Mid America TEEN CERT works with churches, schools and scouting organizations, among others, Rosenblum says, tailoring its program to fit the different needs of their audience. Students also learn disaster preparedness, fire suppression, search and rescue and first aid in a disaster situation.

Reality isn't pretty

Disaster psychology is also stressed, he says. What might a disaster scene look like? How will it smell and sound. The answer, of course, is not pretty. But for their last unit, students get a simulation of what they are likely to face when they respond to a disaster, and it’s as close to real as it can get. 

“We do not hold back,” Young says.

They present blood, amputations and usually fake deaths. And some students find that, maybe, they’d rather help in other ways.

Meagan Nalepa, now 16, completed the training with her Girl Scout troop. She was interested in survival and wanted to learn more. During the simulation on the last day, some of her friends balked at the scene before them.

For Nalepa, however, it was a moment in which she found she was a leader, and she stepped up. 

“It was very intense,” she says. “Most of our troop kind of backed away ... because it was too real.”

That reality for Nalepa included seeing her parents and 3 1/2- year-old niece covered in fake blood. 

“It was just shocking,” she says. But still, her training kicked in and she got to work. From that, Nalepa’s not only taken away skills she plans on continuing to develop, but a sense of her own leadership potential that she didn’t know existed.

And after she got her certificate, Nalepa turned it in at her high school, Parkway North, and now she’s implanted on the school’s emergency response team.

Another member of her troop heard screams coming from down the street and was able to help an elderly neighbor and her dog get out of the house when a fire broke out in her home. The student called 911 and suppressed the fire until first responders showed up, Rosenblum says.

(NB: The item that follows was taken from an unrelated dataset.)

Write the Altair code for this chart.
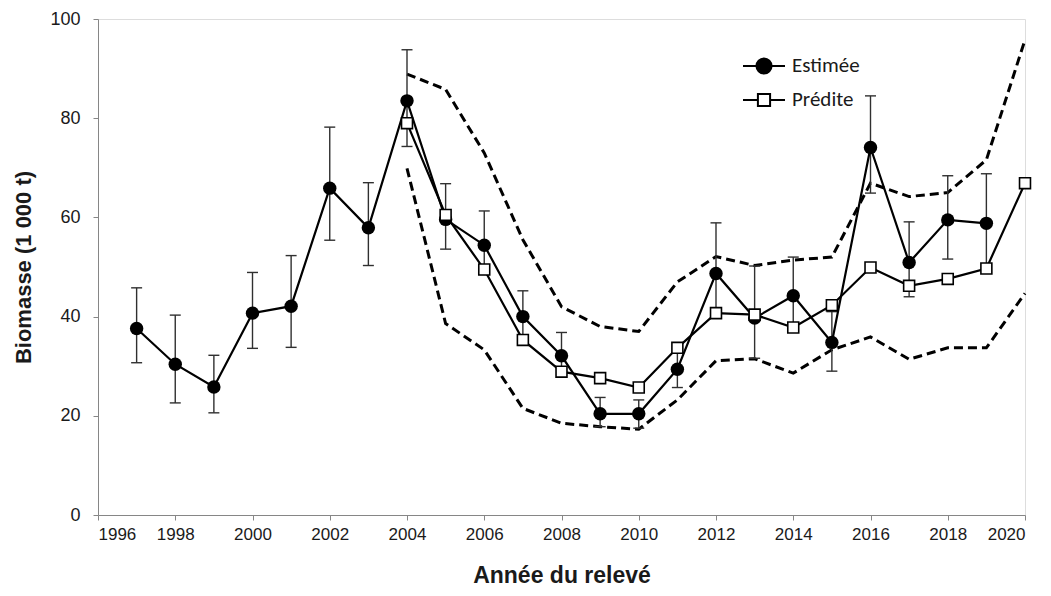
import altair as alt
import pandas as pd

# Biomasse estimée par le relevé (1 000 t), avec intervalle d'erreur
annees_est = list(range(1997, 2020))
estimee = [37.6, 30.4, 25.8, 40.7, 42.1, 65.9, 57.9, 83.5, 59.6, 54.4, 40.0, 32.1,
           20.4, 20.4, 29.4, 48.7, 39.7, 44.2, 34.8, 74.1, 50.9, 59.5, 58.8]
err_haut = [45.8, 40.3, 32.2, 48.9, 52.3, 78.2, 67.0, 93.8, 66.8, 61.3, 45.2, 36.8,
            23.7, 23.2, 33.5, 58.9, 50.2, 52.0, 41.0, 84.5, 59.1, 68.4, 68.8]
err_bas = [30.7, 22.6, 20.6, 33.6, 33.8, 55.4, 50.3, 74.3, 53.6, 48.5, 35.5, 28.5,
           17.8, 17.5, 25.7, 40.5, 31.6, 38.0, 29.0, 64.9, 44.0, 51.6, 50.0]

# Biomasse prédite par le modèle et son enveloppe
annees_pred = list(range(2004, 2021))
predite = [79.0, 60.5, 49.5, 35.3, 28.9, 27.6, 25.7, 33.7, 40.7, 40.4, 37.8, 42.3,
           49.9, 46.2, 47.6, 49.7, 66.9]
env_haut = [88.9, 85.8, 73.0, 55.5, 42.0, 38.0, 37.0, 47.0, 52.1, 50.3, 51.4, 52.0,
            66.9, 64.2, 65.0, 71.6, 95.8]
env_bas = [69.9, 38.6, 33.3, 21.5, 18.5, 17.8, 17.3, 23.2, 31.1, 31.5, 28.6, 33.3,
           35.9, 31.4, 33.7, 33.7, 44.7]

series = ["Estimée", "Prédite"]
x_ticks = list(range(1996, 2021, 2))
y_ticks = list(range(0, 101, 20))

df_est = pd.DataFrame({"annee": annees_est, "val": estimee, "haut": err_haut, "bas": err_bas})
df_pred = pd.DataFrame({"annee": annees_pred, "val": predite, "env_h": env_haut, "env_b": env_bas})

AXIS_GREY = "#868686"
TEXT = "#1a1a1a"

x_enc = alt.X(
    "annee:Q",
    scale=alt.Scale(domain=[1996, 2020], nice=False, zero=False),
    axis=alt.Axis(
        values=x_ticks, format="d", title="Année du relevé",
        labelFont="Liberation Sans Narrow, Liberation Sans, sans-serif", labelFontSize=17,
        labelColor=TEXT, labelPadding=6, tickSize=5, tickColor=AXIS_GREY,
        domainColor=AXIS_GREY,
        titleFont="Liberation Sans", titleFontSize=23, titleFontWeight="bold",
        titleColor=TEXT, titlePadding=22, grid=False,
    ),
)
y_scale = alt.Scale(domain=[0, 100], nice=False)
y_enc = alt.Y(
    "val:Q",
    scale=y_scale,
    axis=alt.Axis(
        values=y_ticks, title="Biomasse (1 000 t)",
        labelFont="Liberation Sans", labelFontSize=18, labelColor=TEXT,
        labelPadding=13, tickSize=5, tickColor=AXIS_GREY, domainColor=AXIS_GREY,
        titleFont="Liberation Sans", titleFontSize=22, titleFontWeight="bold",
        titleColor=TEXT, titlePadding=14, grid=False,
    ),
)

base_pred = alt.Chart(df_pred)
base_est = alt.Chart(df_est)

dash = [9, 5]
env_sup = base_pred.mark_line(color="black", strokeWidth=3, strokeDash=dash).encode(
    x=x_enc, y=alt.Y("env_h:Q", scale=y_scale))
env_inf = base_pred.mark_line(color="black", strokeWidth=3, strokeDash=dash).encode(
    x=x_enc, y=alt.Y("env_b:Q", scale=y_scale))

barres = base_est.mark_rule(color="#303030", strokeWidth=1.4).encode(
    x=x_enc, y=alt.Y("bas:Q", scale=y_scale), y2="haut:Q")
cap_haut = base_est.mark_rule(color="#303030", strokeWidth=1.4, xOffset=-5.5, x2Offset=5.5).encode(
    x=x_enc, x2="annee:Q", y=alt.Y("haut:Q", scale=y_scale))
cap_bas = base_est.mark_rule(color="#303030", strokeWidth=1.4, xOffset=-5.5, x2Offset=5.5).encode(
    x=x_enc, x2="annee:Q", y=alt.Y("bas:Q", scale=y_scale))

ligne_est = base_est.mark_line(color="black", strokeWidth=2.2).encode(x=x_enc, y=y_enc)
ligne_pred = base_pred.mark_line(color="black", strokeWidth=2.2).encode(x=x_enc, y=y_enc)

points_est = base_est.mark_point(shape="circle", filled=True, color="black", size=180, opacity=1).encode(
    x=x_enc, y=y_enc)
points_pred = base_pred.mark_point(shape="square", filled=True, fill="white", stroke="black",
                                   strokeWidth=1.6, size=120, opacity=1).encode(x=x_enc, y=y_enc)

# Legend symbols: a short line crossing the marker
sym_est = "M-1,0H1M-0.36,0A0.36,0.36,0,1,1,0.36,0A0.36,0.36,0,1,1,-0.36,0Z"
sym_pred = "M-1,0H-0.29M0.29,0H1M-0.29,-0.29H0.29V0.29H-0.29Z"

legend_def = alt.Legend(
    title=None, orient="none", legendX=644, legendY=25, padding=0, rowPadding=0,
    symbolSize=1764, symbolStrokeWidth=2, symbolOpacity=1,
    labelFont="Carlito, Lato, sans-serif", labelFontSize=21, labelColor=TEXT,
    labelOffset=6, labelBaseline="middle",
)

legende = alt.Chart(pd.DataFrame({"serie": pd.Series([], dtype=str),
                                  "annee": pd.Series([], dtype=float),
                                  "val": pd.Series([], dtype=float)})).mark_point(
    filled=True, size=1764, strokeWidth=2, opacity=1
).encode(
    x=x_enc, y=y_enc,
    shape=alt.Shape("serie:N", scale=alt.Scale(domain=series, range=[sym_est, sym_pred]),
                    legend=legend_def),
    fill=alt.Fill("serie:N", scale=alt.Scale(domain=series, range=["black", "white"]),
                  legend=legend_def),
    stroke=alt.Stroke("serie:N", scale=alt.Scale(domain=series, range=["black", "black"]),
                      legend=legend_def),
)

chart = alt.layer(
    env_sup, env_inf, barres, cap_haut, cap_bas, ligne_est, ligne_pred,
    points_est, points_pred, legende
).properties(
    width=927, height=496,
    autosize=alt.AutoSizeParams(type="none"),
    padding={"left": 98, "top": 19, "right": 26, "bottom": 81},
).configure_view(
    stroke=None
).configure(background="white")

chart.save("out.html", embed_options={"renderer": "svg", "actions": False})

“They asked her how she knew how to do that,” he says.

Highly rated program

MATC works with teens all over the region, and in 2011 was named one of the three top emergency response and preparedness programs in the nation by FEMA. FEMA has also used the program in a how-to guide for implementing youth preparedness programs. It also is the only training program that includes special-needs considerations. 

MATC doesn’t qualify for state funding, Rosenblum says, but the program is offered free of charge and the instructors volunteer their time. People participating in the classes do buy their own emergency backpacks. 

Rosenblum, who is a project manager for Charter, says the rewards with the program come when his students get excited about what they’re learning.

“It’s the coolest thing when you see a light come on,” he says, “and they’ve got it.”

So many young people have grown up in what Young calls a 911 world, where help is just a call away. But what about when it isn’t? It’s hard for kids this age to realize that they’re not invincible, she says, and that they can’t fix everything.

“We teach them a level of respect, doing what you can do, and only what you can do, and not feeling bad about it,” she says.

Will those students have to step up and help in case of emergencies? Who knows if there will be a fire, a tornado, a car accident. But that’s the point. Who knows? If it happens though, Rosenblum and Young know that they’ll use what they’ve learned in their CERT training.

Their slogan kind of sums it up.

“We’re not scared," Rosenblum says. "We’re prepared.”